Reginald Farrer found many outstanding plants, among them a geranium in the mountains of upper Burma and a glorious winter-scented viburnum, both of which bear his name. In 1920, Farrer died in Burma, aged 40, supposedly of diphtheria, though some said it was alcohol poisoning.

Frank Kingdon-Ward went on around 25 expeditions over nearly 50 years, exploring in Tibet, China, Burma and India. His most famous finds were the Himalayan blue poppy, the giant cowslip and a yellow-flowered species of rhododendron which is named after him.

He survived many accidents on his expeditions – impaled on a bamboo spike; fell off a cliff but landed in a tree halfway down; was lost in the jungle and survived by drinking flower nectar; escaped without serious injury when his tent was crushed by a tree in a storm; and he was close to the epicentre of an earthquake registering 9.6 on the Richter scale.

At 68, he climbed to 8,500 feet on an expedition in India. He was still discovering new species on his last expedition, when he was 70. And he found time to write 25 books! He died aged 72, in 1958, peacefully.

Today there are still dedicated plant hunters.

Bleddyn and Sue Wynn-Jones, of Crug Farm Nursery, Griffith Crossing, near Caernarfon, have risked landslides, earthquakes, armed Maoists and armed guards protecting opium fields in Thailand. Despite all that, they have managed to introduce many new plants from South-east Asia and Central America.
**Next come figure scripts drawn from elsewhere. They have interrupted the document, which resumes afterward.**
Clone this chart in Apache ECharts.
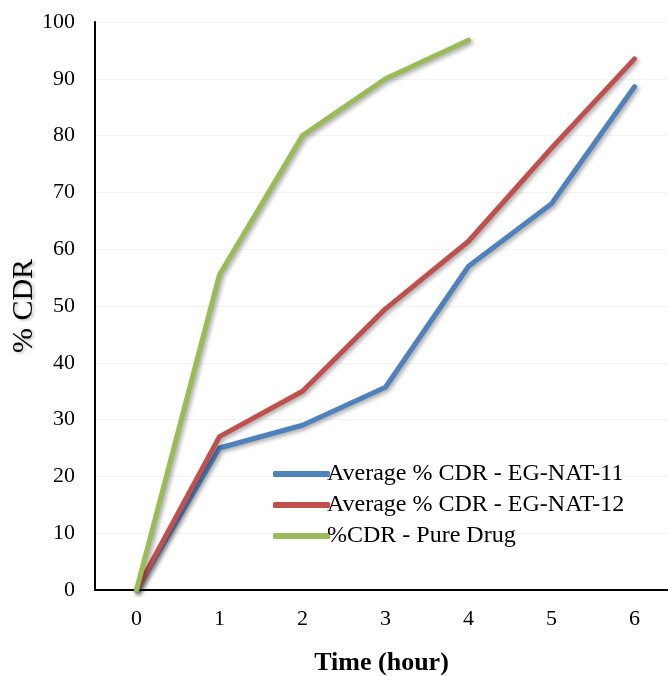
<!DOCTYPE html>
<html><head><meta charset="utf-8">
<script src="https://cdn.jsdelivr.net/npm/echarts@6/dist/echarts.min.js"></script>
<style>html,body{margin:0;padding:0;background:#fff}#c{width:668px;height:676px}</style>
</head><body><div id="c"></div>
<script>
var categories = ['0','1','2','3','4','5','6'];
var nat11 = [0, 25, 29, 35.7, 57, 68, 88.6];
var nat12 = [0, 27, 35, 49.5, 61.4, 77.8, 93.5];
var pure = [0, 55.5, 80, 90, 96.8];
var names = ['Average % CDR - EG-NAT-11', 'Average % CDR - EG-NAT-12', '%CDR - Pure Drug'];
var colors = ['#4F81BD', '#C0504D', '#9BBB59'];
var font = '"Liberation Serif", "Times New Roman", serif';
var chart = echarts.init(document.getElementById('c'), null, {renderer: 'canvas'});
function mk(name, data, color) {
  return {
    name: name, type: 'line', data: data, symbol: 'none', clip: false,
    lineStyle: {width: 5, color: color, cap: 'round', join: 'round',
      shadowColor: 'rgba(0,0,0,0.35)', shadowBlur: 4, shadowOffsetX: 2, shadowOffsetY: 2},
    itemStyle: {color: color}
  };
}
chart.setOption({
  animation: false,
  backgroundColor: '#fff',
  grid: {left: 95, top: 22, height: 568, width: 581, containLabel: false, outerBoundsMode: 'none'},
  legend: {
    orient: 'vertical', left: 268, top: 457, itemGap: 7,
    itemWidth: 57, itemHeight: 6, icon: 'roundRect',
    textStyle: {fontFamily: font, fontSize: 24, color: '#000', padding: [0,0,0,-8]},
    data: names
  },
  xAxis: {
    type: 'category', data: categories, boundaryGap: true,
    name: 'Time (hour)', nameLocation: 'middle', nameGap: 60, nameMoveOverlap: false,
    nameTextStyle: {fontFamily: font, fontSize: 26, fontWeight: 'bold', color: '#000', padding: [0,0,0,-8]},
    axisLine: {lineStyle: {color: '#000', width: 2}},
    axisTick: {show: false},
    axisLabel: {fontFamily: font, fontSize: 22, color: '#000', margin: 18},
    splitLine: {show: false}
  },
  yAxis: {
    type: 'value', min: 0, max: 100, interval: 10,
    name: '% CDR', nameLocation: 'middle', nameGap: 56, nameRotate: 90, nameMoveOverlap: false,
    nameTextStyle: {fontFamily: font, fontSize: 30, color: '#000',
      textShadowColor: 'rgba(0,0,0,0.3)', textShadowBlur: 3, textShadowOffsetX: 2, textShadowOffsetY: 1},
    axisLine: {show: true, lineStyle: {color: '#000', width: 2}},
    axisTick: {show: false},
    axisLabel: {fontFamily: font, fontSize: 22, color: '#000', margin: 20},
    splitLine: {show: true, lineStyle: {color: '#f4f4f4', width: 1}}
  },
  series: [mk(names[0], nat11, colors[0]), mk(names[1], nat12, colors[1]), mk(names[2], pure, colors[2])]
});
</script></body></html>
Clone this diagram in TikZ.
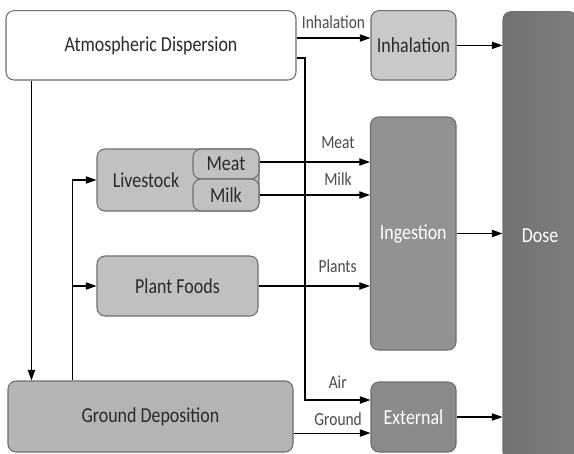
\documentclass[tikz,border=0pt]{standalone}
\usepackage{fontspec}
\setmainfont[FakeStretch=0.84]{Carlito}
\usetikzlibrary{arrows.meta,calc}
\definecolor{bordc}{HTML}{6E6E6E}
\definecolor{txtd}{HTML}{2A2A2A}
\definecolor{lblc}{HTML}{4A4A4A}
\definecolor{cInh}{HTML}{C9C9C9}
\definecolor{cLive}{HTML}{C1C1C1}
\definecolor{cPlant}{HTML}{C0C0C0}
\definecolor{cGD}{HTML}{B4B4B4}
\definecolor{cIng}{HTML}{929292}
\definecolor{cExt}{HTML}{8A8A8A}
\definecolor{cDoseA}{HTML}{727272}
\definecolor{cDoseB}{HTML}{7E7E7E}
\begin{document}
\begin{tikzpicture}[x=0.75pt,y=-0.75pt,
  box/.style={draw=bordc,line width=0.8pt,rounded corners=6pt,inner sep=0pt,
     font=\fontsize{16}{18}\selectfont,text=txtd},
  dbox/.style={box,text=white},
  arr/.style={draw=black,line width=0.8pt,-{Triangle[length=8pt,width=5.5pt]}},
  lbl/.style={font=\fontsize{13.8}{15}\selectfont,text=lblc,inner sep=0pt}]
\useasboundingbox (0,0) rectangle (574,453);
% nodes
\node[box,fill=white,minimum width={290*0.75pt},minimum height={69.3*0.75pt}] (atm) at (151,45.35) {Atmospheric Dispersion};
\node[box,fill=cInh,minimum width={85*0.75pt},minimum height={69.3*0.75pt}] (inh) at (413.5,45.35) {Inhalation};
\node[dbox,left color=cDoseA,right color=cDoseB,minimum width={74*0.75pt},minimum height={448.3*0.75pt}] (dose) at (540,235.85) {Dose};
\node[dbox,fill=cIng,minimum width={85.5*0.75pt},minimum height={233*0.75pt}] (ing) at (413.25,233.5) {Ingestion};
\node[dbox,fill=cExt,minimum width={85*0.75pt},minimum height={70*0.75pt}] (ext) at (413.5,417) {External};
\node[box,fill=cGD,minimum width={285*0.75pt},minimum height={71*0.75pt}] (gd) at (150.5,416.5) {Ground Deposition};
\node[box,fill=cLive,minimum width={162*0.75pt},minimum height={62*0.75pt}] (live) at (178,180) {Livestock\hspace*{48pt}};
\node[box,fill=cLive,minimum width={66*0.75pt},minimum height={30*0.75pt}] (meat) at (226,164) {Meat};
\node[box,fill=cLive,minimum width={66*0.75pt},minimum height={32*0.75pt}] (milk) at (226,195) {Milk};
\node[box,fill=cPlant,minimum width={161*0.75pt},minimum height={60*0.75pt}] (plant) at (177.5,286) {Plant Foods};
% connectors
\draw[arr] ([yshift=5.5pt]atm.east) -- ([yshift=5.5pt]inh.west) node[lbl,midway,above=7.5pt,anchor=base] {Inhalation};
\draw[arr] (inh.east) -- (inh.east -| dose.west);
\draw[arr] ([xshift=19.5pt]atm.south west) coordinate (a1) -- (a1 |- gd.north);
\coordinate (airbend) at (305,400);
\draw[arr] ([yshift=-9.5pt]atm.east) -| (airbend) -- (airbend -| ext.west) node[lbl,pos=0.5,above=9pt,anchor=base] {Air};
\draw[arr] ([xshift=48.75pt]gd.north west) |- (live.west);
\coordinate (br) at (73,286);
\draw[arr] (br) -- (plant.west);
\draw[arr] ([yshift=1.5pt]meat.east) coordinate (m1) -- (m1 -| ing.west) node[lbl,pos=0.71,above=10.5pt,anchor=base] {Meat};
\draw[arr] (milk.east) -- (milk.east -| ing.west) node[lbl,pos=0.71,above=7.5pt,anchor=base] {Milk};
\draw[arr] (plant.east) -- (plant.east -| ing.west) node[lbl,pos=0.71,above=10.5pt,anchor=base] {Plants};
\draw[arr] (ing.east) -- (ing.east -| dose.west);
\draw[arr] ([yshift=-12.4pt]gd.east) coordinate (g1) -- (g1 -| ext.west) node[lbl,pos=0.58,above=6pt,anchor=base] {Ground};
\draw[arr] (ext.east) -- (ext.east -| dose.west);
\end{tikzpicture}
\end{document}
Many of the magnificent plants I have mentioned can still be seen in north-west England and north Wales, notably at Ness Gardens, Bodnant Garden near Conwy, or Quarry Bank near Wilmslow – all brought back by the heroes of horticulture.

Hunting anemones.. fending off enemies

One of the greatest collectors was George Forrest, who went plant-hunting in the early 20th century for Arthur Bulley, the founder of Ness Gardens in Wirral.

Some of Forrest’s discoveries are still growing at the gardens. His search for plants was impeded by many difficulties, including a desperate bout of malaria, an attack by Tibetan warrior priests in which 16 of his plant-hunting team were slaughtered, and a fall from a river bridge while on horseback.

However, he went on seven major expeditions and brought back vast numbers of specimens, among them primula (50 species), gentian, camellia, clematis, jasmine, iris, mahonia, buddleia, anemone, aster and a spectacular flowering shrub which is named after him and still grows at Ness, Pieris formosa forrestii (pictured). He died of a heart attack while hunting game in China in 1932, aged 59.